TASK STATEMENT: Word for word, copy all the data and drop the pictures.
** Begin **
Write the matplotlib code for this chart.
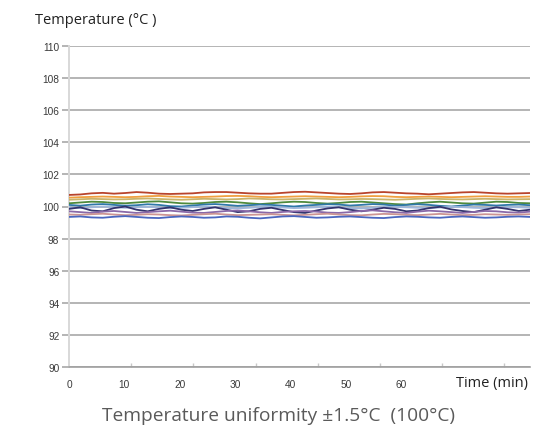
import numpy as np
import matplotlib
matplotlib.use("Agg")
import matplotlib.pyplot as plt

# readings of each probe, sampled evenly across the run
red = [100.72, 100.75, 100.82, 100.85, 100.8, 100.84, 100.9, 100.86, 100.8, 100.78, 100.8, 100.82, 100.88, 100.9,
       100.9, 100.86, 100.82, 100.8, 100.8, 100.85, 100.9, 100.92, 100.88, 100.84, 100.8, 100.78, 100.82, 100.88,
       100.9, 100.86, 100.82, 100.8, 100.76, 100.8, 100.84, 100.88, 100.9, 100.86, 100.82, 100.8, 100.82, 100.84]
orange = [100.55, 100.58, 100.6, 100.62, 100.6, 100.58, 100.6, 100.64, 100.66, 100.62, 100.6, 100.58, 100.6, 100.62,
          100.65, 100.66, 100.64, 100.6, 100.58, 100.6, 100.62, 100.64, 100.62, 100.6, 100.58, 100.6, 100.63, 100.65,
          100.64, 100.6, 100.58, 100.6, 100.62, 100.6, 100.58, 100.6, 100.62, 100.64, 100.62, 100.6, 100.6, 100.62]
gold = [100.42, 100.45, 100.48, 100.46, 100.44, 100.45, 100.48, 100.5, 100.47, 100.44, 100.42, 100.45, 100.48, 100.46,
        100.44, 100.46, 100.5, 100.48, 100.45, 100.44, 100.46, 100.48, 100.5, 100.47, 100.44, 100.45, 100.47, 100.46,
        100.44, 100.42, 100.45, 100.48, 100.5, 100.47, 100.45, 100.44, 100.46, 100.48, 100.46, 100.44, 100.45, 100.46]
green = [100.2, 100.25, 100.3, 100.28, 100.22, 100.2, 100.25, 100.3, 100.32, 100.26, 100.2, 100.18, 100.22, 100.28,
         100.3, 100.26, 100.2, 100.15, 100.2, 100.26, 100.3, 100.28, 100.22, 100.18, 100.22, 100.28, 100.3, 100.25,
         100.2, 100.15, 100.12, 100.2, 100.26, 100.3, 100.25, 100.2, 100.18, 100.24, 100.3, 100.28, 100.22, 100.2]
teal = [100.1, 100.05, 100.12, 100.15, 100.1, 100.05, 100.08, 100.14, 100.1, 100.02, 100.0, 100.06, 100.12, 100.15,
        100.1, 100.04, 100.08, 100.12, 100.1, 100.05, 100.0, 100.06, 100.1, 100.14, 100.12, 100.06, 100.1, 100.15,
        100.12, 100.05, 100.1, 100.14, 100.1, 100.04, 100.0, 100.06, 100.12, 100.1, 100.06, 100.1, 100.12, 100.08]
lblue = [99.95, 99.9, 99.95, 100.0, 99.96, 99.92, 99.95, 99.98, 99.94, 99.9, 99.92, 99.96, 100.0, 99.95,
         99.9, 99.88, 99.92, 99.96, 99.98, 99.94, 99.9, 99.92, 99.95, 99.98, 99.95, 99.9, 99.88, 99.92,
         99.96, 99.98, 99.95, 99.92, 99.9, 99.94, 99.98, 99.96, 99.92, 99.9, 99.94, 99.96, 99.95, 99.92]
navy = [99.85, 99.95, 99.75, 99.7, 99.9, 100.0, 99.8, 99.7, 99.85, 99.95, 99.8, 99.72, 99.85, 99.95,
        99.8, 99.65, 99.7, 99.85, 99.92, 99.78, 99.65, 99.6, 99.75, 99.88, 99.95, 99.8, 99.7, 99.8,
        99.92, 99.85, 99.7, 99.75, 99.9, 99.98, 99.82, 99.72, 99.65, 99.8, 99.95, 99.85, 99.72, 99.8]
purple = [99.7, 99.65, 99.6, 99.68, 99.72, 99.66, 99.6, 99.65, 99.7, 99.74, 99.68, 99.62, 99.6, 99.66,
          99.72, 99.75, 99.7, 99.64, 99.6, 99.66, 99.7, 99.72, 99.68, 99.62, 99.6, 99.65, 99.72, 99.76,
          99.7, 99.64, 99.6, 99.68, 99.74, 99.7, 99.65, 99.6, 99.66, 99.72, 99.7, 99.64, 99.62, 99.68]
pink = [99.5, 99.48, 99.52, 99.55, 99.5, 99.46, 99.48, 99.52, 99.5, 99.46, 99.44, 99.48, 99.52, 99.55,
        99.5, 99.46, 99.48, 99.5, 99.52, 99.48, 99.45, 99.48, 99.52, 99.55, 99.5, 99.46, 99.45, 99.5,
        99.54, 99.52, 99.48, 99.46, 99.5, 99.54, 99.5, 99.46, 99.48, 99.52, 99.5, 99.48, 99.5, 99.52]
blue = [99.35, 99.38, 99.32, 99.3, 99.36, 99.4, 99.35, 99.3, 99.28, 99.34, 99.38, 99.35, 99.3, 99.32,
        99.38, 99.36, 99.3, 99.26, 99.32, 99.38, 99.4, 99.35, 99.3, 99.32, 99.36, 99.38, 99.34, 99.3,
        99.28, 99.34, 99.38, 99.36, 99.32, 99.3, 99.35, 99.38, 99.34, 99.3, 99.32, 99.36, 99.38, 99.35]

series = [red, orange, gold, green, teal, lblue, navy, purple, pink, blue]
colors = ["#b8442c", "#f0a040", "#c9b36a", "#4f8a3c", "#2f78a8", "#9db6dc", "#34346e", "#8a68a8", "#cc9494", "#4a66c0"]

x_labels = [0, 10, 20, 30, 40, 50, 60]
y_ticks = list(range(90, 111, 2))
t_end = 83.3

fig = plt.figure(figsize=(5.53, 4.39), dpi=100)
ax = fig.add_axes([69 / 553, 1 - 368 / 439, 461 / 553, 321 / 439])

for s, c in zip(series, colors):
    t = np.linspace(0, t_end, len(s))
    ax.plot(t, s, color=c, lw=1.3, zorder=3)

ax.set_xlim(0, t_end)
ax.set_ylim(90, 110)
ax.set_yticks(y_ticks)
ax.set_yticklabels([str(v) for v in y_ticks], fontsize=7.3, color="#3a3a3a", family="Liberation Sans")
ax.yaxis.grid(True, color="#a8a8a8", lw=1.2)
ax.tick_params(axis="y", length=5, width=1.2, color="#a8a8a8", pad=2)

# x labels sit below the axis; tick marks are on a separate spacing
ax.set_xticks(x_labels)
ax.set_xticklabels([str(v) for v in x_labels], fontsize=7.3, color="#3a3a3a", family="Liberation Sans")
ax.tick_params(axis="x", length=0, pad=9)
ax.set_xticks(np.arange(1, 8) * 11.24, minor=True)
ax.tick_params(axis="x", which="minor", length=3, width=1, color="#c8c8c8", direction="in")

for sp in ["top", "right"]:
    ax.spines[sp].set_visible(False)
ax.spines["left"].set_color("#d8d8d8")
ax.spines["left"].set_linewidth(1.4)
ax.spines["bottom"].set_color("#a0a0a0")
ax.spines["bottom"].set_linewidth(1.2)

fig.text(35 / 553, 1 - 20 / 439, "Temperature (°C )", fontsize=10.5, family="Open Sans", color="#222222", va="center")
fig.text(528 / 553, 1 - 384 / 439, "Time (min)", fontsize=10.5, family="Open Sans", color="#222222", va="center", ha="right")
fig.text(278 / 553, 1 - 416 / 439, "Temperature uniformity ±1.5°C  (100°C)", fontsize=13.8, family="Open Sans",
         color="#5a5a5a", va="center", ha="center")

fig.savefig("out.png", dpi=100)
** End **
COMPLETE RESPONSE:
Write the matplotlib code for this chart.
import numpy as np
import matplotlib
matplotlib.use("Agg")
import matplotlib.pyplot as plt

# readings of each probe, sampled evenly across the run
red = [100.72, 100.75, 100.82, 100.85, 100.8, 100.84, 100.9, 100.86, 100.8, 100.78, 100.8, 100.82, 100.88, 100.9,
       100.9, 100.86, 100.82, 100.8, 100.8, 100.85, 100.9, 100.92, 100.88, 100.84, 100.8, 100.78, 100.82, 100.88,
       100.9, 100.86, 100.82, 100.8, 100.76, 100.8, 100.84, 100.88, 100.9, 100.86, 100.82, 100.8, 100.82, 100.84]
orange = [100.55, 100.58, 100.6, 100.62, 100.6, 100.58, 100.6, 100.64, 100.66, 100.62, 100.6, 100.58, 100.6, 100.62,
          100.65, 100.66, 100.64, 100.6, 100.58, 100.6, 100.62, 100.64, 100.62, 100.6, 100.58, 100.6, 100.63, 100.65,
          100.64, 100.6, 100.58, 100.6, 100.62, 100.6, 100.58, 100.6, 100.62, 100.64, 100.62, 100.6, 100.6, 100.62]
gold = [100.42, 100.45, 100.48, 100.46, 100.44, 100.45, 100.48, 100.5, 100.47, 100.44, 100.42, 100.45, 100.48, 100.46,
        100.44, 100.46, 100.5, 100.48, 100.45, 100.44, 100.46, 100.48, 100.5, 100.47, 100.44, 100.45, 100.47, 100.46,
        100.44, 100.42, 100.45, 100.48, 100.5, 100.47, 100.45, 100.44, 100.46, 100.48, 100.46, 100.44, 100.45, 100.46]
green = [100.2, 100.25, 100.3, 100.28, 100.22, 100.2, 100.25, 100.3, 100.32, 100.26, 100.2, 100.18, 100.22, 100.28,
         100.3, 100.26, 100.2, 100.15, 100.2, 100.26, 100.3, 100.28, 100.22, 100.18, 100.22, 100.28, 100.3, 100.25,
         100.2, 100.15, 100.12, 100.2, 100.26, 100.3, 100.25, 100.2, 100.18, 100.24, 100.3, 100.28, 100.22, 100.2]
teal = [100.1, 100.05, 100.12, 100.15, 100.1, 100.05, 100.08, 100.14, 100.1, 100.02, 100.0, 100.06, 100.12, 100.15,
        100.1, 100.04, 100.08, 100.12, 100.1, 100.05, 100.0, 100.06, 100.1, 100.14, 100.12, 100.06, 100.1, 100.15,
        100.12, 100.05, 100.1, 100.14, 100.1, 100.04, 100.0, 100.06, 100.12, 100.1, 100.06, 100.1, 100.12, 100.08]
lblue = [99.95, 99.9, 99.95, 100.0, 99.96, 99.92, 99.95, 99.98, 99.94, 99.9, 99.92, 99.96, 100.0, 99.95,
         99.9, 99.88, 99.92, 99.96, 99.98, 99.94, 99.9, 99.92, 99.95, 99.98, 99.95, 99.9, 99.88, 99.92,
         99.96, 99.98, 99.95, 99.92, 99.9, 99.94, 99.98, 99.96, 99.92, 99.9, 99.94, 99.96, 99.95, 99.92]
navy = [99.85, 99.95, 99.75, 99.7, 99.9, 100.0, 99.8, 99.7, 99.85, 99.95, 99.8, 99.72, 99.85, 99.95,
        99.8, 99.65, 99.7, 99.85, 99.92, 99.78, 99.65, 99.6, 99.75, 99.88, 99.95, 99.8, 99.7, 99.8,
        99.92, 99.85, 99.7, 99.75, 99.9, 99.98, 99.82, 99.72, 99.65, 99.8, 99.95, 99.85, 99.72, 99.8]
purple = [99.7, 99.65, 99.6, 99.68, 99.72, 99.66, 99.6, 99.65, 99.7, 99.74, 99.68, 99.62, 99.6, 99.66,
          99.72, 99.75, 99.7, 99.64, 99.6, 99.66, 99.7, 99.72, 99.68, 99.62, 99.6, 99.65, 99.72, 99.76,
          99.7, 99.64, 99.6, 99.68, 99.74, 99.7, 99.65, 99.6, 99.66, 99.72, 99.7, 99.64, 99.62, 99.68]
pink = [99.5, 99.48, 99.52, 99.55, 99.5, 99.46, 99.48, 99.52, 99.5, 99.46, 99.44, 99.48, 99.52, 99.55,
        99.5, 99.46, 99.48, 99.5, 99.52, 99.48, 99.45, 99.48, 99.52, 99.55, 99.5, 99.46, 99.45, 99.5,
        99.54, 99.52, 99.48, 99.46, 99.5, 99.54, 99.5, 99.46, 99.48, 99.52, 99.5, 99.48, 99.5, 99.52]
blue = [99.35, 99.38, 99.32, 99.3, 99.36, 99.4, 99.35, 99.3, 99.28, 99.34, 99.38, 99.35, 99.3, 99.32,
        99.38, 99.36, 99.3, 99.26, 99.32, 99.38, 99.4, 99.35, 99.3, 99.32, 99.36, 99.38, 99.34, 99.3,
        99.28, 99.34, 99.38, 99.36, 99.32, 99.3, 99.35, 99.38, 99.34, 99.3, 99.32, 99.36, 99.38, 99.35]

series = [red, orange, gold, green, teal, lblue, navy, purple, pink, blue]
colors = ["#b8442c", "#f0a040", "#c9b36a", "#4f8a3c", "#2f78a8", "#9db6dc", "#34346e", "#8a68a8", "#cc9494", "#4a66c0"]

x_labels = [0, 10, 20, 30, 40, 50, 60]
y_ticks = list(range(90, 111, 2))
t_end = 83.3

fig = plt.figure(figsize=(5.53, 4.39), dpi=100)
ax = fig.add_axes([69 / 553, 1 - 368 / 439, 461 / 553, 321 / 439])

for s, c in zip(series, colors):
    t = np.linspace(0, t_end, len(s))
    ax.plot(t, s, color=c, lw=1.3, zorder=3)

ax.set_xlim(0, t_end)
ax.set_ylim(90, 110)
ax.set_yticks(y_ticks)
ax.set_yticklabels([str(v) for v in y_ticks], fontsize=7.3, color="#3a3a3a", family="Liberation Sans")
ax.yaxis.grid(True, color="#a8a8a8", lw=1.2)
ax.tick_params(axis="y", length=5, width=1.2, color="#a8a8a8", pad=2)

# x labels sit below the axis; tick marks are on a separate spacing
ax.set_xticks(x_labels)
ax.set_xticklabels([str(v) for v in x_labels], fontsize=7.3, color="#3a3a3a", family="Liberation Sans")
ax.tick_params(axis="x", length=0, pad=9)
ax.set_xticks(np.arange(1, 8) * 11.24, minor=True)
ax.tick_params(axis="x", which="minor", length=3, width=1, color="#c8c8c8", direction="in")

for sp in ["top", "right"]:
    ax.spines[sp].set_visible(False)
ax.spines["left"].set_color("#d8d8d8")
ax.spines["left"].set_linewidth(1.4)
ax.spines["bottom"].set_color("#a0a0a0")
ax.spines["bottom"].set_linewidth(1.2)

fig.text(35 / 553, 1 - 20 / 439, "Temperature (°C )", fontsize=10.5, family="Open Sans", color="#222222", va="center")
fig.text(528 / 553, 1 - 384 / 439, "Time (min)", fontsize=10.5, family="Open Sans", color="#222222", va="center", ha="right")
fig.text(278 / 553, 1 - 416 / 439, "Temperature uniformity ±1.5°C  (100°C)", fontsize=13.8, family="Open Sans",
         color="#5a5a5a", va="center", ha="center")

fig.savefig("out.png", dpi=100)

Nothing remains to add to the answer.